Reproduce the listing exactly, with no pictures in your copy.

------------------------------------------------

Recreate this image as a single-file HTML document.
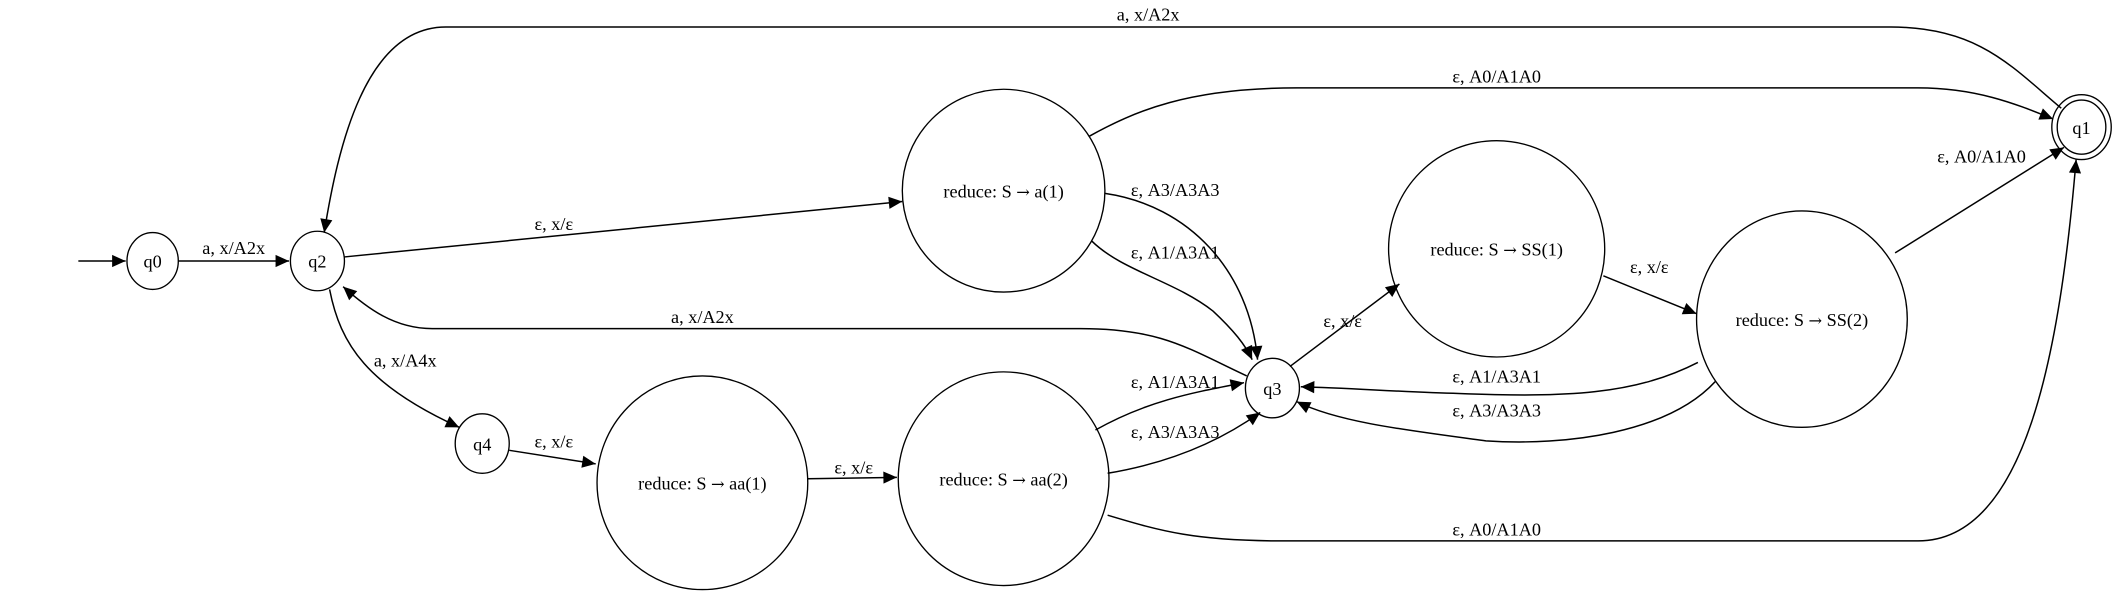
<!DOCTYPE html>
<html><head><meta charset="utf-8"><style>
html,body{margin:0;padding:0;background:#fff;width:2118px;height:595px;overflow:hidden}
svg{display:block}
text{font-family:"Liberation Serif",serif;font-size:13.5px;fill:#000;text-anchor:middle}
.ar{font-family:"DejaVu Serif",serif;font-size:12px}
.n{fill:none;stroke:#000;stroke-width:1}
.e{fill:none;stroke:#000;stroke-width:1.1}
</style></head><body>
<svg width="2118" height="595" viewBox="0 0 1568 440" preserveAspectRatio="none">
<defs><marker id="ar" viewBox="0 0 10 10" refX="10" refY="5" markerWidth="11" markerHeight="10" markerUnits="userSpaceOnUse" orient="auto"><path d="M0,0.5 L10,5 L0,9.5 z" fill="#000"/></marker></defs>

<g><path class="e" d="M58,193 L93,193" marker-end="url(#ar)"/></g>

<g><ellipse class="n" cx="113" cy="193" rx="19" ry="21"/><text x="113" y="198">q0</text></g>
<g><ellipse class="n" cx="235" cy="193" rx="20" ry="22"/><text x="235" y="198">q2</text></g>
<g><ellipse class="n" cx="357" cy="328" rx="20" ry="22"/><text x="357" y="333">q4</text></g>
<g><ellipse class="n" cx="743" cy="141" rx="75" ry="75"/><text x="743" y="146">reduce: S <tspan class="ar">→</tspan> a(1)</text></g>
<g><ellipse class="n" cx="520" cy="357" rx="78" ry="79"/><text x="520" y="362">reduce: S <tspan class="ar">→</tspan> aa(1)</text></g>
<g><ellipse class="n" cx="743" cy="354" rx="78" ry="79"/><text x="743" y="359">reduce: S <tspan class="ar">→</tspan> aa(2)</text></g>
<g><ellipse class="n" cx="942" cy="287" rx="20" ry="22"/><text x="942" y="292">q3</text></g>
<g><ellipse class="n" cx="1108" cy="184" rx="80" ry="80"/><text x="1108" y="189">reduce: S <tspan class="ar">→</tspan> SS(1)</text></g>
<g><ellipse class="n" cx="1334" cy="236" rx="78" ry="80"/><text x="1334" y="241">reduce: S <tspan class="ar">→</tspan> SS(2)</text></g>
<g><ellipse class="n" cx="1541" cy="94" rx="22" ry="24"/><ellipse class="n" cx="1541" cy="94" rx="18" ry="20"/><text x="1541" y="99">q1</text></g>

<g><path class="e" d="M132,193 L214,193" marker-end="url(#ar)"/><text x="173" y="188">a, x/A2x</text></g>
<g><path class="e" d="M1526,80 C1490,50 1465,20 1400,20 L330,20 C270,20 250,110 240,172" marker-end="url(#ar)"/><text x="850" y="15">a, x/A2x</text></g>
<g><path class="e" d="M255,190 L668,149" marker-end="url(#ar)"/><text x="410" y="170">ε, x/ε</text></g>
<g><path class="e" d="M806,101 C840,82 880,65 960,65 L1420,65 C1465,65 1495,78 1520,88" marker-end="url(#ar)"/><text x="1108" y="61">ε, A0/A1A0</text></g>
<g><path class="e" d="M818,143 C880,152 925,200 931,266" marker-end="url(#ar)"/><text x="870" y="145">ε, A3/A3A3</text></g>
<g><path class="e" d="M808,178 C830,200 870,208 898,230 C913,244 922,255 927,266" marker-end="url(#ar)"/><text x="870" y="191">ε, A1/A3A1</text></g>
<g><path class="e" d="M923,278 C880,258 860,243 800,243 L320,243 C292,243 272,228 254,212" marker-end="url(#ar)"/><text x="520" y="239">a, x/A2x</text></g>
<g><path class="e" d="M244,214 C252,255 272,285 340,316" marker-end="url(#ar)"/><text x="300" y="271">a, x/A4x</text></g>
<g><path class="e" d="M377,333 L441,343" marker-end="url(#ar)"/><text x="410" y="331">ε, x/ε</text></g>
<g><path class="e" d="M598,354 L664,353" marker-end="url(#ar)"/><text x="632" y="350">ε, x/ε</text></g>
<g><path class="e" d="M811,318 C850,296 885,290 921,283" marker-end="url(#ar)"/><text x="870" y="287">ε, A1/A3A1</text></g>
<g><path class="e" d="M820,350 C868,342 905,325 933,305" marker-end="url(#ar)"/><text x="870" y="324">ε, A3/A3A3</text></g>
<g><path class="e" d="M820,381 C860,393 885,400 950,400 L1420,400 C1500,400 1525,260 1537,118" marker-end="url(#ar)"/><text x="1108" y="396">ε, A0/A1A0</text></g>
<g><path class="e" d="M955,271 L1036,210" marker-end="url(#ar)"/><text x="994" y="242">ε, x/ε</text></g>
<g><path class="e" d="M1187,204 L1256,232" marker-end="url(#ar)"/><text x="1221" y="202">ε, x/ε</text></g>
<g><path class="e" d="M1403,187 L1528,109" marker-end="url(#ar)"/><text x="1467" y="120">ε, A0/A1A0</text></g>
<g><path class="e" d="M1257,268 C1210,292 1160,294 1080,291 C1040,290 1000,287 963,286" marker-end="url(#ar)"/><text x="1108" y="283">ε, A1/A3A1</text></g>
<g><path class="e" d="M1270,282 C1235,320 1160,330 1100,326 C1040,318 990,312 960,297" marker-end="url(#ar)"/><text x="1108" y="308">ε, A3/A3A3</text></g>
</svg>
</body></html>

------------------------------------------------

Completed task »
Recreate this image as a single-file HTML document.
<!DOCTYPE html>
<html><head><meta charset="utf-8"><style>
html,body{margin:0;padding:0;background:#fff;width:2118px;height:595px;overflow:hidden}
svg{display:block}
text{font-family:"Liberation Serif",serif;font-size:13.5px;fill:#000;text-anchor:middle}
.ar{font-family:"DejaVu Serif",serif;font-size:12px}
.n{fill:none;stroke:#000;stroke-width:1}
.e{fill:none;stroke:#000;stroke-width:1.1}
</style></head><body>
<svg width="2118" height="595" viewBox="0 0 1568 440" preserveAspectRatio="none">
<defs><marker id="ar" viewBox="0 0 10 10" refX="10" refY="5" markerWidth="11" markerHeight="10" markerUnits="userSpaceOnUse" orient="auto"><path d="M0,0.5 L10,5 L0,9.5 z" fill="#000"/></marker></defs>

<g><path class="e" d="M58,193 L93,193" marker-end="url(#ar)"/></g>

<g><ellipse class="n" cx="113" cy="193" rx="19" ry="21"/><text x="113" y="198">q0</text></g>
<g><ellipse class="n" cx="235" cy="193" rx="20" ry="22"/><text x="235" y="198">q2</text></g>
<g><ellipse class="n" cx="357" cy="328" rx="20" ry="22"/><text x="357" y="333">q4</text></g>
<g><ellipse class="n" cx="743" cy="141" rx="75" ry="75"/><text x="743" y="146">reduce: S <tspan class="ar">→</tspan> a(1)</text></g>
<g><ellipse class="n" cx="520" cy="357" rx="78" ry="79"/><text x="520" y="362">reduce: S <tspan class="ar">→</tspan> aa(1)</text></g>
<g><ellipse class="n" cx="743" cy="354" rx="78" ry="79"/><text x="743" y="359">reduce: S <tspan class="ar">→</tspan> aa(2)</text></g>
<g><ellipse class="n" cx="942" cy="287" rx="20" ry="22"/><text x="942" y="292">q3</text></g>
<g><ellipse class="n" cx="1108" cy="184" rx="80" ry="80"/><text x="1108" y="189">reduce: S <tspan class="ar">→</tspan> SS(1)</text></g>
<g><ellipse class="n" cx="1334" cy="236" rx="78" ry="80"/><text x="1334" y="241">reduce: S <tspan class="ar">→</tspan> SS(2)</text></g>
<g><ellipse class="n" cx="1541" cy="94" rx="22" ry="24"/><ellipse class="n" cx="1541" cy="94" rx="18" ry="20"/><text x="1541" y="99">q1</text></g>

<g><path class="e" d="M132,193 L214,193" marker-end="url(#ar)"/><text x="173" y="188">a, x/A2x</text></g>
<g><path class="e" d="M1526,80 C1490,50 1465,20 1400,20 L330,20 C270,20 250,110 240,172" marker-end="url(#ar)"/><text x="850" y="15">a, x/A2x</text></g>
<g><path class="e" d="M255,190 L668,149" marker-end="url(#ar)"/><text x="410" y="170">ε, x/ε</text></g>
<g><path class="e" d="M806,101 C840,82 880,65 960,65 L1420,65 C1465,65 1495,78 1520,88" marker-end="url(#ar)"/><text x="1108" y="61">ε, A0/A1A0</text></g>
<g><path class="e" d="M818,143 C880,152 925,200 931,266" marker-end="url(#ar)"/><text x="870" y="145">ε, A3/A3A3</text></g>
<g><path class="e" d="M808,178 C830,200 870,208 898,230 C913,244 922,255 927,266" marker-end="url(#ar)"/><text x="870" y="191">ε, A1/A3A1</text></g>
<g><path class="e" d="M923,278 C880,258 860,243 800,243 L320,243 C292,243 272,228 254,212" marker-end="url(#ar)"/><text x="520" y="239">a, x/A2x</text></g>
<g><path class="e" d="M244,214 C252,255 272,285 340,316" marker-end="url(#ar)"/><text x="300" y="271">a, x/A4x</text></g>
<g><path class="e" d="M377,333 L441,343" marker-end="url(#ar)"/><text x="410" y="331">ε, x/ε</text></g>
<g><path class="e" d="M598,354 L664,353" marker-end="url(#ar)"/><text x="632" y="350">ε, x/ε</text></g>
<g><path class="e" d="M811,318 C850,296 885,290 921,283" marker-end="url(#ar)"/><text x="870" y="287">ε, A1/A3A1</text></g>
<g><path class="e" d="M820,350 C868,342 905,325 933,305" marker-end="url(#ar)"/><text x="870" y="324">ε, A3/A3A3</text></g>
<g><path class="e" d="M820,381 C860,393 885,400 950,400 L1420,400 C1500,400 1525,260 1537,118" marker-end="url(#ar)"/><text x="1108" y="396">ε, A0/A1A0</text></g>
<g><path class="e" d="M955,271 L1036,210" marker-end="url(#ar)"/><text x="994" y="242">ε, x/ε</text></g>
<g><path class="e" d="M1187,204 L1256,232" marker-end="url(#ar)"/><text x="1221" y="202">ε, x/ε</text></g>
<g><path class="e" d="M1403,187 L1528,109" marker-end="url(#ar)"/><text x="1467" y="120">ε, A0/A1A0</text></g>
<g><path class="e" d="M1257,268 C1210,292 1160,294 1080,291 C1040,290 1000,287 963,286" marker-end="url(#ar)"/><text x="1108" y="283">ε, A1/A3A1</text></g>
<g><path class="e" d="M1270,282 C1235,320 1160,330 1100,326 C1040,318 990,312 960,297" marker-end="url(#ar)"/><text x="1108" y="308">ε, A3/A3A3</text></g>
</svg>
</body></html>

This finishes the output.